Great article from Hardware Canucks:
http://www.hardwarecanucks.com/forum...orthwhile.html
Great article from Hardware Canucks:
http://www.hardwarecanucks.com/forum...orthwhile.html
Peter Parker (04-11-2017),Phage (14-11-2017),scaryjim (13-11-2017)
I watch a similar video from tech yes city about the i5 750, it confirmed what I thought really, that for gaming any decent quad core from the last 7-8 years will easily handle pretty much anything.
There's definitely some interesting results there.
The increase in productivity apps isn't really a surprise, but I thought it was note-worthy that the one lightly-threaded app they tested still showed a 50% increase in performance between SB and CL. Given the clock speed advantage is ~ 23%, I reckon that's over 20% increased IPC between the two processors.
A couple of games where the 2600k + GTX 1080 Ti gave worse 1%s than the 8700k + GTX 1070, even at 1440p: clear indication that some scenes are CPU bottlenecked there.

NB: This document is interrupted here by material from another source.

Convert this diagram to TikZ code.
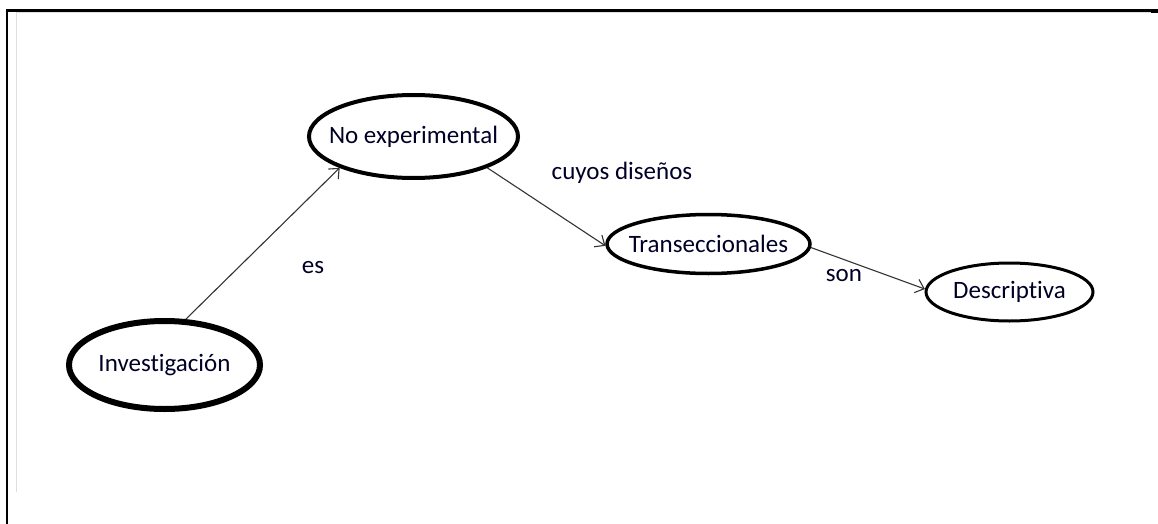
\documentclass[tikz,border=0pt]{standalone}
\usepackage{fontspec}
\setmainfont{Carlito}[Ligatures={CommonOff,RareOff,ContextualOff}]
\usetikzlibrary{shapes.geometric,arrows.meta}
\newcommand{\conceptword}[1]{\makebox[0pt]{#1}}
\begin{document}
\begin{tikzpicture}[x=1pt,y=-1pt,
  concept/.style={ellipse,draw=black,fill=white,inner sep=0pt,
    font=\fontsize{25}{28}\selectfont,text=black!85!blue},
  link/.style={draw=black!80,line width=1.1pt,
    -{Straight Barb[length=8pt,width=14pt,line width=1.1pt]}},
  linklabel/.style={inner sep=0pt,font=\fontsize{25}{28}\selectfont,text=black!85!blue},
  frameline/.style={line width=2.2pt,black},
  shadowline/.style={line width=1.5pt,black!13}]
  \useasboundingbox (0,0) rectangle (1158,524);
  % page frame
  \draw[shadowline] (16.7,12.5) -- (16.7,492);
  \draw[shadowline] (16.7,12.7) -- (1151,12.7);
  \draw[frameline] (6,10.6) -- (1158,10.6);
  \draw[frameline] (7,10) -- (7,524);
  \fill[black] (1151,9.5) rectangle (1158,13);
  % concepts
  \node[concept,line width=6pt,minimum width=191pt,minimum height=88pt] (inv) at (164.5,365) {\conceptword{Investigación}};
  \node[concept,line width=4pt,minimum width=209pt,minimum height=83pt] (noexp) at (413.5,136.5) {\conceptword{No experimental}};
  \node[concept,line width=3.5pt,minimum width=203pt,minimum height=59pt] (trans) at (708.5,244) {\conceptword{Transeccionales}};
  \node[concept,line width=3pt,minimum width=167pt,minimum height=58pt] (desc) at (1009.5,292) {\conceptword{Descriptiva}};
  % links
  \draw[link] (inv.65) -- (noexp.203.6);
  \draw[link] (noexp.337) -- (trans.181);
  \draw[link] (trans.358.3) -- (desc.178.7);
  % link words
  \node[linklabel] (les) at (313,268) {es};
  \node[linklabel] (lcuyos) at (622,173) {cuyos diseños};
  \node[linklabel] (lson) at (844,276) {son};
\end{tikzpicture}
\end{document}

OTOH the results for a more reasonable GPU upgrade were close enough to suggest that if you're looking at a GTX 1070 (or lower) there's currently no good reason to upgrade.
My takeaway from that, though, is that the same could be said of a Ryzen 5 1500X (or an overclocked 1400), which should have very similar performance to the 2600k. In which case, perhaps looking at the Ryzen 3 right now is a poor decision? It would be nice to know how Ryzen 3 and 5 compare to a 2600k....!*
*EDIT: hmm, decided to go do some digging, and it turns out that Anandtech bench has gaming benchmarks with a variety of GPUs for CPU comparisons. Using a GTX 1060 or RX 480, there's very little difference in the results of a Ryzen 3 1300X and a Ryzen 5 1500X, even in the 99th percentiles. Almost certainly not enough difference to warrant the extra outlay for a budget gaming PC!
Last edited by scaryjim; 13-11-2017 at 06:49 PM.
And, that's the reason I am still with my trusty i7 2600 and the ASUS P67 motherboard ( the same one in the pic on the article ) and there's absolutely no need to upgrade.
I know its a massive complaint about intel changing there socket all the time but most of us have a cpu 4-5 years these days. I don't expect the socket to be the same when I do get round to upgrading. Just get best cpu you can afford should last a while as shown.
On YouTube Hardware Unboxed did a great video recently with a slightly newer CPU v 8700k - 'Overclocking Battle, Core i7-4770K vs. 8700K'
TLW - same story as the 2700k, not much point at all in upgrading to an 8700k.